Romero, a man named Dave Silva, and another man with red hair told Henry that the body was Tara's. They said that on the day of her disappearance, they, along with a man named Leroy Chavez, were in a truck when they noticed her riding her bike. While trying to get her attention, they accidentally struck her with their truck and abducted her. They took her to a grave pit and raped her.
When Tara threatened to go to the police, Romero stabbed her to death, while Silva, Chavez, and the third man held her down. They originally hid her body in a nearby bush. However, as searches began for her, they moved her body to the basement. Henry told investigators that they threatened to kill him if he went to the police. He also said that they got away with the crime because Romero's father, Lawrence Romero Sr., was the Sheriff at the time. He and the parents of the other men also allegedly helped cover up the crime. He apparently found a note written by Romero Jr., confessing to Tara's murder, and destroyed it.

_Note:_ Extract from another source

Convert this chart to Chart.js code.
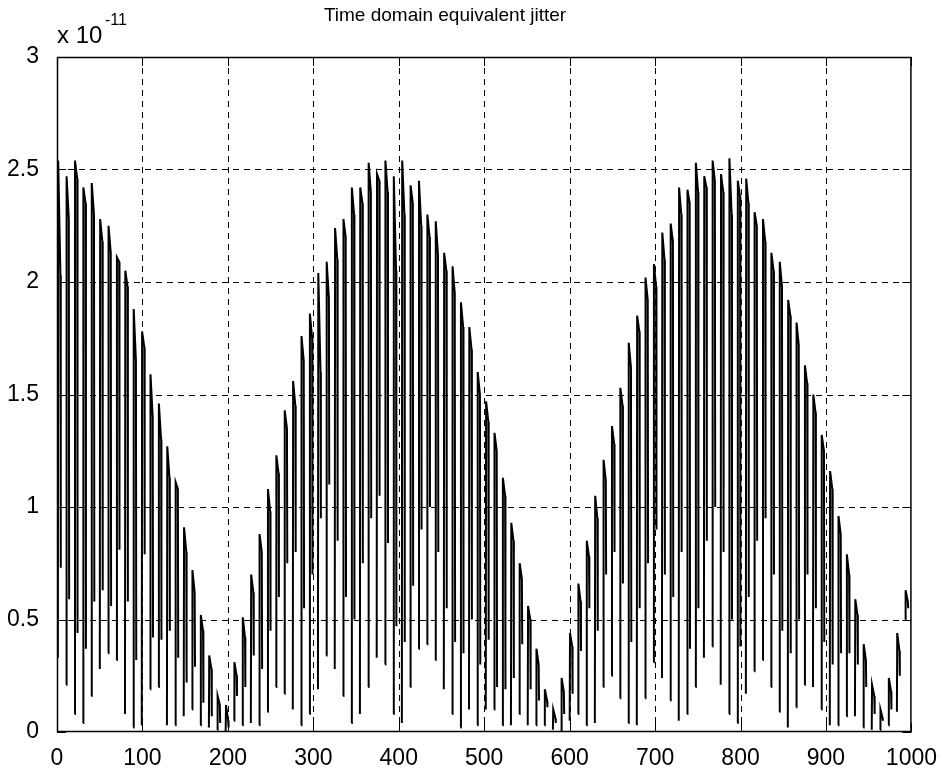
<!DOCTYPE html>
<html>
<head>
<meta charset="utf-8">
<title>Time domain equivalent jitter</title>
<script src="https://cdn.jsdelivr.net/npm/chart.js@4.4.1/dist/chart.umd.min.js"></script>
<style>
  html, body { margin: 0; padding: 0; background: #fff; }
</style>
</head>
<body>
<canvas id="c" width="942" height="769"></canvas>
<script>
// Jitter bursts, values in units of 1e-11.
// One entry per burst; bursts come every ~9.82 samples from sample 1.
const spikeStart = 1;
const spikeStep = 9.82;

// top of the tall stroke of each burst
const topA = [
  2.54, 2.47, 2.54, 2.42, 2.44, 2.28, 2.25, 2.11, 2.05, 1.88,
  1.78, 1.59, 1.46, 1.27, 1.11, 0.91, 0.72, 0.52, 0.34, 0.16,
  0.12, 0.31, 0.51, 0.70, 0.88, 1.08, 1.23, 1.43, 1.56, 1.76,
  1.86, 2.04, 2.09, 2.24, 2.28, 2.42, 2.42, 2.53, 2.48, 2.54,
  2.47, 2.54, 2.43, 2.45, 2.30, 2.27, 2.13, 2.07, 1.91, 1.80,
  1.60, 1.47, 1.33, 1.13, 0.93, 0.75, 0.56, 0.37, 0.19, 0.10,
  0.24, 0.44, 0.66, 0.85, 1.05, 1.21, 1.36, 1.53, 1.73, 1.85,
  2.02, 2.08, 2.22, 2.26, 2.42, 2.41, 2.53, 2.47, 2.54, 2.48,
  2.55, 2.45, 2.46, 2.31, 2.28, 2.13, 2.09, 1.92, 1.82, 1.63,
  1.50, 1.32, 1.16, 0.96, 0.79, 0.59, 0.39, 0.21, 0.10, 0.24,
  0.44, 0.63
];
// top of the second stroke
const topB = [
  2.03, 2.28, 2.46, 2.35, 2.30, 2.18, 2.13, 2.09, 1.98, 1.65, 1.71,
  1.40, 1.30, 1.13, 1.08, 0.80, 0.62, 0.45, 0.28, 0.12, 0.05,
  0.25, 0.42, 0.62, 0.80, 0.98, 1.15, 1.35, 1.45, 1.65, 1.75,
  1.60, 1.93, 2.10, 2.20, 2.30, 2.35, 2.40, 2.45, 2.40, 2.05,
  2.30, 2.35, 2.25, 2.20, 2.12, 2.05, 1.95, 1.80, 1.70, 1.50,
  1.38, 1.25, 1.05, 0.85, 0.68, 0.50, 0.30, 0.14, 0.06, 0.18,
  0.38, 0.58, 0.78, 0.95, 1.12, 1.28, 1.45, 1.62, 1.78, 1.92,
  1.98, 2.10, 2.18, 2.30, 2.35, 2.40, 2.42, 2.45, 2.40, 2.30,
  2.38, 2.35, 2.25, 2.18, 2.05, 1.98, 1.85, 1.72, 1.55, 1.42,
  1.25, 1.08, 0.88, 0.70, 0.52, 0.32, 0.16, 0.06, 0.18, 0.36, 0.58
];
// bottom of the tall stroke
const lowA = [
  0.33, 0.21, 0.08, 0.04, 0.16, 0.28, 0.35, 0.32, 0.08, 0.02, 0.03,
  0.19, 0.20, 0.03, 0.03, 0.07, 0.10, 0.03, 0.02, 0.01, 0.00,
  0.05, 0.03, 0.04, 0.03, 0.09, 0.20, 0.17, 0.10, 0.03, 0.08,
  0.19, 0.34, 0.28, 0.16, 0.04, 0.08, 0.20, 0.33, 0.30, 0.08,
  0.04, 0.20, 0.37, 0.39, 0.32, 0.19, 0.08, 0.02, 0.10, 0.03,
  0.10, 0.10, 0.03, 0.03, 0.08, 0.03, 0.03, 0.03, 0.01, 0.00,
  0.05, 0.08, 0.03, 0.04, 0.20, 0.25, 0.15, 0.04, 0.03, 0.15,
  0.31, 0.24, 0.14, 0.05, 0.08, 0.20, 0.33, 0.38, 0.21, 0.08,
  0.04, 0.17, 0.27, 0.32, 0.20, 0.09, 0.02, 0.11, 0.21, 0.20,
  0.10, 0.03, 0.03, 0.07, 0.07, 0.02, 0.01, 0.01, 0.03, 0.09, 0.50
];
// bottom of the second stroke
const lowB = [
  0.73, 0.59, 0.44, 0.37, 0.58, 0.63, 0.56, 0.81, 0.58, 0.32, 0.79,
  0.42, 0.41, 0.45, 0.33, 0.22, 0.29, 0.13, 0.07, 0.04, 0.02,
  0.16, 0.20, 0.34, 0.28, 0.45, 0.60, 0.75, 0.80, 0.55, 0.70,
  0.95, 1.10, 0.85, 0.60, 0.50, 0.75, 0.95, 1.05, 0.84, 0.47,
  0.40, 0.65, 0.90, 1.00, 0.80, 0.55, 0.40, 0.35, 0.50, 0.30,
  0.41, 0.20, 0.19, 0.24, 0.39, 0.19, 0.14, 0.11, 0.04, 0.08,
  0.17, 0.36, 0.55, 0.45, 0.70, 0.80, 0.66, 0.40, 0.55, 0.75,
  0.90, 0.70, 0.60, 0.80, 0.37, 0.55, 0.85, 1.00, 0.80, 0.50,
  0.38, 0.60, 0.85, 0.95, 0.70, 0.45, 0.35, 0.50, 0.70, 0.55,
  0.40, 0.30, 0.35, 0.35, 0.30, 0.20, 0.08, 0.05, 0.10, 0.25, 0.55
];

const xTicks = [0, 100, 200, 300, 400, 500, 600, 700, 800, 900, 1000];
const yTicks = [0, 0.5, 1, 1.5, 2, 2.5, 3];
const titleText = 'Time domain equivalent jitter';

// each burst: up the tall stroke, across, down the second stroke, then a break
const points = [];
topA.forEach((t, k) => {
  const s = spikeStart + k * spikeStep;
  points.push(
    { x: s, y: lowA[k] },
    { x: s + 0.4, y: t },
    { x: s + 3.0, y: topB[k] },
    { x: s + 3.4, y: lowB[k] },
    { x: s + 3.5, y: null }
  );
});

const font = 'Liberation Sans, Arial, sans-serif';

// dashed grid, inward ticks, box, title and the x 10^-11 multiplier
const matlabFrame = {
  id: 'matlabFrame',
  beforeDatasetsDraw(chart) {
    const { ctx, chartArea: a, scales: { x, y } } = chart;
    ctx.save();
    ctx.strokeStyle = '#000';
    ctx.lineWidth = 1;
    ctx.setLineDash([6, 5]);
    ctx.beginPath();
    xTicks.slice(1, -1).forEach(v => {
      const px = Math.round(x.getPixelForValue(v)) + 0.5;
      ctx.moveTo(px, a.top);
      ctx.lineTo(px, a.bottom);
    });
    yTicks.slice(1, -1).forEach(v => {
      const py = Math.round(y.getPixelForValue(v)) + 0.5;
      ctx.moveTo(a.left, py);
      ctx.lineTo(a.right, py);
    });
    ctx.stroke();
    ctx.restore();
  },
  afterDraw(chart) {
    const { ctx, chartArea: a, scales: { x, y } } = chart;
    ctx.save();
    ctx.strokeStyle = '#000';
    ctx.lineWidth = 1;
    ctx.setLineDash([]);
    const tl = 9;
    ctx.beginPath();
    xTicks.forEach(v => {
      const px = Math.round(x.getPixelForValue(v)) + 0.5;
      ctx.moveTo(px, a.top); ctx.lineTo(px, a.top + tl);
      ctx.moveTo(px, a.bottom); ctx.lineTo(px, a.bottom - tl);
    });
    yTicks.forEach(v => {
      const py = Math.round(y.getPixelForValue(v)) + 0.5;
      ctx.moveTo(a.left, py); ctx.lineTo(a.left + tl, py);
      ctx.moveTo(a.right, py); ctx.lineTo(a.right - tl, py);
    });
    ctx.stroke();
    ctx.lineWidth = 1.5;
    ctx.strokeRect(a.left + 0.5, a.top + 0.5, a.right - a.left - 1, a.bottom - a.top - 1);

    ctx.fillStyle = '#000';
    ctx.textBaseline = 'alphabetic';
    ctx.textAlign = 'center';
    ctx.font = '19px ' + font;
    ctx.fillText(titleText, 445, 21);

    ctx.textAlign = 'left';
    ctx.font = '24px ' + font;
    ctx.fillText('x 10', 57, 43);
    ctx.font = '16px ' + font;
    ctx.fillText('-11', 105, 25);
    ctx.restore();
  }
};

new Chart(document.getElementById('c'), {
  type: 'line',
  data: {
    datasets: [{
      data: points,
      borderColor: '#000',
      borderWidth: 2,
      pointRadius: 0,
      tension: 0,
      spanGaps: false,
      fill: false
    }]
  },
  options: {
    responsive: false,
    animation: false,
    layout: { padding: { top: 57, right: 27, left: 0, bottom: 0 } },
    plugins: { legend: { display: false }, tooltip: { enabled: false } },
    scales: {
      x: {
        type: 'linear',
        min: 0,
        max: 1000,
        afterFit(s) { s.height = 37; },
        afterBuildTicks(s) { s.ticks = xTicks.map(v => ({ value: v })); },
        grid: { display: false },
        border: { display: false },
        ticks: { color: '#000', padding: 5, maxRotation: 0, font: { family: font, size: 23 }, callback: v => String(v) }
      },
      y: {
        min: 0,
        max: 3,
        afterFit(s) { s.width = 57; },
        afterBuildTicks(s) { s.ticks = yTicks.map(v => ({ value: v })); },
        grid: { display: false },
        border: { display: false },
        ticks: { color: '#000', padding: 10, font: { family: font, size: 23 }, callback: v => String(v) }
      }
    }
  },
  plugins: [matlabFrame]
});
</script>
</body>
</html>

Henry also told investigators that he believed the men later placed Tara's body in a pond near one of their houses. He also said that her bike had been disposed of at a junkyard. Another man also came forward and told police that one of the suspects had confessed to him as well. Romero Jr. later committed suicide in 1991. Despite the testimony of the witnesses, since Tara's body has never been found, no charges have been filed against the other suspects.
In 2017, a friend of Tara's, Melinda Esquibel, created a podcast and started her own investigation into this case, along with Tara's sister Michelle. They are currently working on a documentary about it. In October 2019, the FBI offered a $20,000 reward for information leading to the solution of Tara's case.